Midway through my story, Jack and Cooper slump on his bed. By the time I’m done, Cooper’s pinching the bridge of his nose and Jack’s shaking his head.

“Crap.” Jack looks as miserable as someone forced to walk the plank over a shark-infested lagoon. “We could be totally screwed.” He grips the knife’s handle.

Cooper nods. “Yeah, but what were we supposed to do? Between adding that ramp to Miss Delia’s porch and widening her doorways we didn’t have time to make another trip to the museum.”

“I suppose it’s too late to do it now,” Jack says.

I sigh. “Now that’s Claude’s on the case, the museum is off-limits.”

Cooper’s eyes light up with hopeful possibility. “This Claude guy said he could get Taneea a job there, right? Maybe we could ask her to stick it in some storeroom or something.”
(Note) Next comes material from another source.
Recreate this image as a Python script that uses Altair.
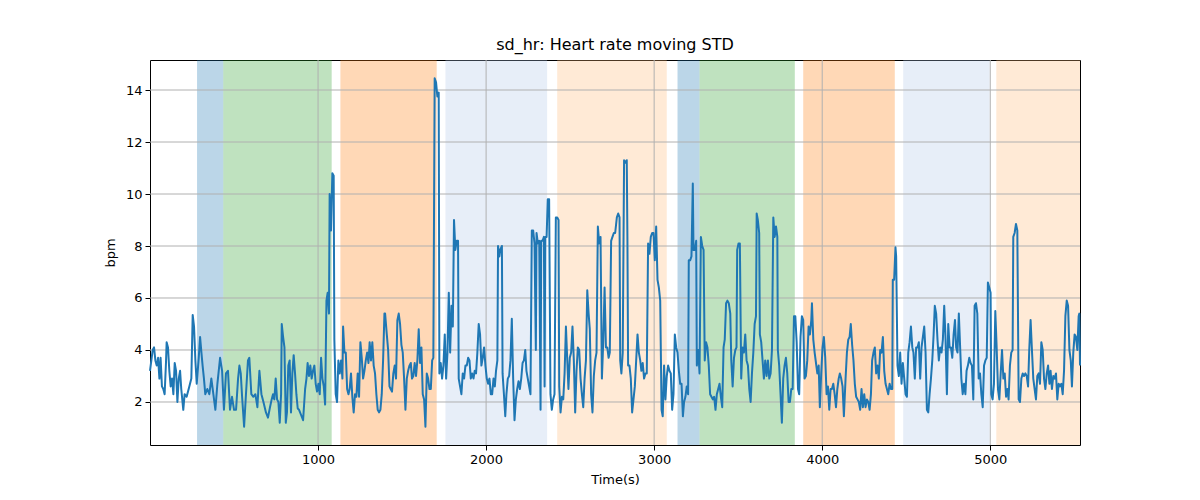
import altair as alt
import pandas as pd

# ---- series: time (s) and moving STD of heart rate (bpm), read segment by segment ----
seg1_t = [0,16,24,32,40,48,56,63,71,79,87,95,99,107,115,123,131,139,147,155,163,171,179,186,198,206,218,234,246,254,262,270,278,290,298,306,313,321,329,341,353,365,377,389,401,417,429,440,452,464,476,488,500,512,524,532,540,548,560,571,583,591,603,615,627,639,651,663,675,690,702]
seg1_v = [3.2,4.0,4.1,3.6,3.4,3.7,2.9,3.7,2.6,2.5,2.3,3.5,4.3,4.1,3.2,2.6,2.9,2.3,3.5,3.2,2.0,2.9,3.2,2.5,1.7,2.3,2.2,2.6,2.9,5.35,4.9,3.6,2.7,3.7,4.5,3.9,3.4,2.9,2.3,2.5,2.3,2.9,2.3,1.7,2.7,3.7,3.2,1.7,3.1,3.2,1.7,2.2,1.7,1.7,2.9,3.4,3.1,2.2,1.05,2.3,3.6,3.7,2.3,2.2,2.3,1.8,3.2,2.3,2.0,1.6,1.4]

seg2_t = [714,724,732,740,748,756,764,772,780,784,792,800,808,815,823,831,839,847,855,863,871,879,887,899,911,923,931,938,946,954,962,970,978,986,994,1002,1010,1018,1026,1034,1042,1050,1057,1065,1069,1077,1085,1093,1097,1105,1113,1121,1129,1137,1145,1149,1157,1165,1173,1181,1188,1196,1204,1212,1220,1228,1236,1244,1252,1260,1268,1276,1284,1292,1300,1307,1315,1323,1331,1339,1347,1355,1363,1371,1379,1387,1395]
seg2_v = [1.8,2.1,2.3,2.1,2.9,2.1,2.0,1.2,2.3,5.0,4.5,4.1,1.2,1.6,3.4,3.6,1.6,3.1,3.8,3.1,2.3,1.75,1.7,1.5,1.3,2.5,2.9,3.5,3.0,3.4,2.9,3.2,3.4,2.7,2.4,2.7,2.3,3.7,2.9,2.6,1.9,5.9,6.2,5.4,10.0,8.6,10.8,10.7,4.4,2.3,2.0,3.6,3.1,3.6,2.9,4.9,3.9,3.9,2.5,2.3,2.5,3.1,2.2,1.6,2.3,2.2,3.1,2.2,4.3,3.7,2.9,3.2,3.6,3.9,3.5,4.3,3.6,4.3,3.4,3.1,2.3,1.7,1.6,1.7,2.3,3.6,5.4]

seg3_t = [1399,1409,1417,1425,1432,1440,1448,1456,1464,1472,1480,1488,1496,1504,1512,1520,1528,1536,1544,1552,1559,1567,1575,1583,1591,1599,1607,1615,1623,1631,1639,1647,1655,1663,1671,1679,1686,1694,1702,1710,1718,1722,1730,1738,1746,1754,1762,1770,1778,1786,1794,1802,1809,1817,1825,1833,1837,1845,1853,1861,1869,1877,1885,1893,1901,1909,1917,1925,1932,1940,1948,1956,1964,1972,1980,1988,1996,2004,2012,2020,2028,2036,2044,2052,2059,2067,2071,2079]
seg3_v = [5.4,4.6,4.0,2.6,2.5,2.4,3.1,3.4,2.9,5.15,5.4,5.0,4.2,3.9,2.9,1.7,2.9,3.2,3.4,3.5,2.9,3.0,3.5,3.0,3.6,4.8,3.5,4.1,2.3,2.1,1.05,3.1,2.9,2.5,2.5,3.6,3.7,14.45,14.3,13.75,13.9,3.1,3.5,2.9,3.4,4.6,2.9,3.9,6.2,3.9,5.7,4.9,9.0,7.85,8.2,8.2,2.9,2.6,2.3,3.1,2.9,3.4,3.4,3.7,3.6,2.9,3.1,2.9,3.2,3.1,3.9,5.0,4.6,3.4,3.7,4.1,3.4,2.9,2.7,2.9,2.3,2.3,2.9,2.6,3.2,3.6,8.0,7.6]

seg4_t = [2084,2094,2098,2106,2114,2121,2129,2137,2145,2153,2161,2169,2177,2185,2193,2201,2209,2217,2225,2233,2240,2248,2256,2264,2272,2280,2288,2296,2300,2308,2316,2324,2328,2336,2344,2348,2352,2360,2367,2375,2383,2391,2399,2407,2415,2423,2431,2435,2443,2451,2459,2467,2475,2483,2490,2498,2506,2514,2522,2530,2538,2546,2554,2562,2570,2578,2586,2594,2602,2610,2617,2625,2633,2641,2649,2657,2665,2673,2681,2689,2697,2705,2713,2721,2729,2736,2744,2752,2760]
seg4_v = [7.85,8.0,3.1,2.3,1.45,2.3,2.9,3.0,3.6,5.2,2.9,1.3,2.1,2.5,2.8,2.5,2.9,3.5,3.6,4.0,3.2,2.9,2.6,2.3,8.6,8.6,8.1,4.0,8.5,8.1,8.2,1.7,8.2,8.2,8.35,2.6,8.35,8.35,9.8,9.8,2.3,1.7,2.1,2.3,9.1,9.1,9.0,2.6,1.6,2.2,2.1,3.1,4.9,3.6,2.5,3.7,3.9,4.9,3.6,1.6,3.2,4.1,4.0,2.9,2.3,1.8,2.9,3.6,6.3,5.4,4.8,2.3,1.6,3.0,3.6,3.9,8.75,8.1,8.35,2.9,4.3,6.4,4.1,4.1,3.7,3.9,8.2,8.35,8.5]

seg5_t = [2768,2778,2786,2794,2798,2805,2813,2821,2829,2837,2841,2845,2853,2861,2869,2877,2885,2893,2901,2909,2917,2924,2932,2940,2948,2956,2964,2972,2980,2988,2996,3004,3012,3020,3028,3036,3044,3051,3059,3067,3075,3083,3091,3099,3107,3115,3123,3131,3139,3147,3155,3163,3171,3178,3186,3194,3202,3206,3214,3222,3230,3234,3242,3250,3254,3262,3270,3278,3286,3294,3301,3309,3317,3325,3333,3341,3349,3357,3365,3373,3381,3389,3397,3405,3413,3420,3428,3436,3444]
seg5_v = [8.5,9.1,9.25,9.1,3.6,3.1,3.9,11.3,11.2,11.3,8.2,3.4,3.4,2.9,1.6,2.1,2.6,3.6,4.6,3.9,3.6,3.2,3.5,2.9,3.1,3.1,8.1,7.7,8.35,8.5,8.5,7.45,8.75,6.7,6.4,5.9,1.7,1.45,3.4,2.1,3.0,3.4,3.2,3.1,1.7,2.3,4.6,4.1,3.9,3.2,2.7,2.7,1.45,2.0,2.2,2.6,2.3,7.45,7.45,7.6,10.4,7.85,7.85,8.2,3.4,4.0,3.1,8.35,8.0,7.85,3.6,4.3,4.1,3.4,2.3,2.2,2.1,2.2,1.7,2.3,2.5,2.7,2.2,1.8,4.1,4.4,5.8,5.9,5.8]

seg6_t = [3453,3459,3467,3475,3483,3490,3494,3502,3510,3518,3526,3534,3542,3550,3558,3566,3574,3582,3590,3598,3606,3610,3617,3625,3629,3637,3645,3653,3661,3669,3677,3685,3693,3701,3709,3717,3725,3733,3736,3744,3752,3760,3768,3776,3784,3792,3800,3808,3816,3824,3832,3840,3848,3856,3863,3871,3879,3887,3895,3903,3911,3919,3927,3935,3939,3947,3955,3963,3971,3979,3986,3994,4002,4010,4018,4026,4034,4042,4050,4058,4066,4074,4082,4090,4098,4105,4113,4121,4129]
seg6_v = [5.4,3.6,2.6,3.7,4.0,4.1,7.85,8.1,8.1,2.9,4.1,3.9,4.6,3.6,3.4,2.5,2.0,3.1,3.9,5.0,5.3,9.25,9.0,8.5,4.6,4.3,3.6,2.9,3.6,3.0,3.6,2.9,3.1,4.0,9.1,8.35,8.75,8.35,4.0,3.4,2.3,1.2,2.9,3.4,3.7,3.1,2.0,2.0,2.5,2.5,5.3,5.3,4.3,2.5,2.3,4.5,5.3,5.15,2.9,3.0,3.6,4.9,4.6,5.15,5.8,4.4,3.9,3.5,3.1,3.4,1.8,3.1,4.1,4.5,3.7,2.3,2.6,1.7,2.5,2.5,2.7,2.3,1.8,2.5,2.9,3.1,2.9,2.6,1.45]

seg7_t = [4139,4147,4155,4163,4170,4178,4186,4194,4202,4210,4218,4226,4234,4242,4250,4258,4266,4274,4282,4290,4297,4305,4313,4321,4329,4337,4345,4353,4361,4369,4377,4385,4393,4401,4409,4417,4420,4428,4436,4440,4448,4456,4464,4472,4480,4488,4496,4504,4512,4520,4528,4536,4543,4551,4559,4567,4575,4583,4591,4599,4607,4615,4623,4631,4639,4647,4655,4663,4670,4678,4686,4694,4702,4710,4718,4726,4734,4742,4750,4758,4766,4774,4782,4790,4797,4805,4813]
seg7_v = [2.9,3.9,4.4,4.5,5.0,4.2,3.6,2.7,2.2,2.1,2.0,1.7,2.5,1.8,2.3,1.8,2.1,2.0,1.7,2.3,3.6,3.9,4.1,3.1,3.4,2.9,4.0,3.9,4.5,3.2,2.7,2.5,2.3,2.7,2.5,2.5,6.7,6.7,7.95,7.6,3.4,3.0,3.9,2.7,3.5,2.9,2.3,2.2,3.9,4.3,4.9,4.1,3.9,2.9,4.1,4.1,4.3,2.9,4.1,4.5,4.9,3.9,1.7,1.6,2.3,2.9,3.6,4.6,5.7,5.4,4.4,3.6,4.1,3.9,4.4,5.7,4.4,2.3,5.0,4.1,4.1,3.7,4.6,5.15,4.1,3.9,5.4]

seg8_t = [4828,4836,4844,4852,4859,4867,4875,4883,4891,4899,4907,4915,4923,4931,4939,4947,4955,4963,4971,4979,4986,4994,5002,5006,5014,5022,5030,5038,5046,5054,5062,5070,5078,5086,5094,5102,5109,5117,5125,5133,5137,5145,5153,5161,5169,5177,5185,5193,5201,5209,5217,5225,5232,5240,5248,5256,5264,5272,5280,5288,5296,5304,5312,5320,5328,5336,5344,5352,5359,5367,5375,5383,5391,5399,5407,5415,5423,5431,5439,5447,5455,5463,5471,5479,5486,5494,5502,5510,5518,5526,5530,5534]
seg8_v = [2.9,2.3,2.7,2.3,3.2,3.4,3.7,3.5,3.4,2.1,5.7,5.8,5.4,2.9,3.1,2.3,1.8,3.4,3.6,3.7,6.6,6.4,6.2,2.3,2.1,2.7,5.5,4.1,2.5,2.1,3.1,4.0,2.9,3.1,2.2,2.5,2.1,3.4,3.9,4.0,8.35,8.5,8.85,8.6,2.1,2.0,2.9,3.1,3.0,3.1,3.0,2.6,4.0,5.15,4.0,2.9,2.5,2.1,3.0,3.1,2.7,4.3,4.0,2.9,2.5,3.1,3.4,2.7,3.2,2.5,3.0,2.9,3.1,2.1,2.7,2.6,2.7,2.3,3.2,5.3,5.9,5.7,4.0,3.6,2.6,3.9,4.6,4.5,4.0,5.3,5.4,3.4]

# ---- shaded activity periods ----
band_start = [280, 436, 1133, 1758, 2423, 3139, 3270, 3887, 4482, 5036]
band_end = [436, 1081, 1706, 2363, 3075, 3270, 3837, 4432, 4996, 5534]
band_color = ["#1f77b4", "#2ca02c", "#ff7f0e", "#aec7e8", "#ffbb78",
              "#1f77b4", "#2ca02c", "#ff7f0e", "#aec7e8", "#ffbb78"]

x_ticks = [1000, 2000, 3000, 4000, 5000]
y_ticks = [2, 4, 6, 8, 10, 12, 14]

X_DOMAIN = [0, 5534]
Y_DOMAIN = [0.346, 15.154]

rows = []
for ts, vs in [(seg1_t, seg1_v), (seg2_t, seg2_v), (seg3_t, seg3_v), (seg4_t, seg4_v),
               (seg5_t, seg5_v), (seg6_t, seg6_v), (seg7_t, seg7_v), (seg8_t, seg8_v)]:
    for t, v in zip(ts, vs):
        rows.append({"t": t, "v": v})
line_df = pd.DataFrame(rows)

bands_df = pd.DataFrame({"start": band_start, "end": band_end, "color": band_color})
xgrid_df = pd.DataFrame({"x": x_ticks})
ygrid_df = pd.DataFrame({"y": y_ticks})

FONT = "DejaVu Sans"
xscale = alt.Scale(domain=X_DOMAIN, nice=False, zero=False)
yscale = alt.Scale(domain=Y_DOMAIN, nice=False, zero=False)

bands = alt.Chart(bands_df).mark_rect(opacity=0.3).encode(
    x=alt.X("start:Q", scale=xscale),
    x2="end:Q",
    color=alt.Color("color:N", scale=None),
)

xgrid = alt.Chart(xgrid_df).mark_rule(color="#b0b0b0", strokeWidth=1).encode(
    x=alt.X("x:Q", scale=xscale)
)
ygrid = alt.Chart(ygrid_df).mark_rule(color="#b0b0b0", strokeWidth=1).encode(
    y=alt.Y("y:Q", scale=yscale)
)

line = alt.Chart(line_df).mark_line(color="#1f77b4", strokeWidth=2, strokeJoin="round").encode(
    x=alt.X("t:Q", scale=xscale,
            axis=alt.Axis(values=x_ticks, title="Time(s)", grid=False, format="d")),
    y=alt.Y("v:Q", scale=yscale,
            axis=alt.Axis(values=y_ticks, title="bpm", grid=False, format="d")),
)

chart = alt.layer(bands, xgrid, ygrid, line).properties(
    width=930,
    height=385,
    title=alt.TitleParams("sd_hr: Heart rate moving STD", font=FONT, fontSize=16,
                          fontWeight="normal", color="black", offset=7),
    autosize=alt.AutoSizeParams(type="none"),
    padding={"left": 142, "top": 52, "right": 40, "bottom": 40},
).configure_view(
    stroke="black", strokeWidth=1
).configure_axis(
    labelFont=FONT, titleFont=FONT, labelFontSize=13, titleFontSize=13,
    labelColor="black", titleColor="black", titleFontWeight="normal",
    tickColor="black", tickSize=5, domain=False, labelPadding=3,
).configure_axisX(
    titlePadding=7
).configure_axisY(
    titlePadding=8
)

chart.save("out.html", embed_options={"renderer": "svg", "actions": False})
Jack and I stare at him, our foreheads etched with identical creases. I love Cooper’s optimism, but he’s seriously overestimated her trustworthiness.

“Dude, you’d rely on someone who hitchhikes with strangers and got kicked out of school for something this important? Are you nuts?” Jack asks, conveying my sentiments exactly, albeit way more rudely.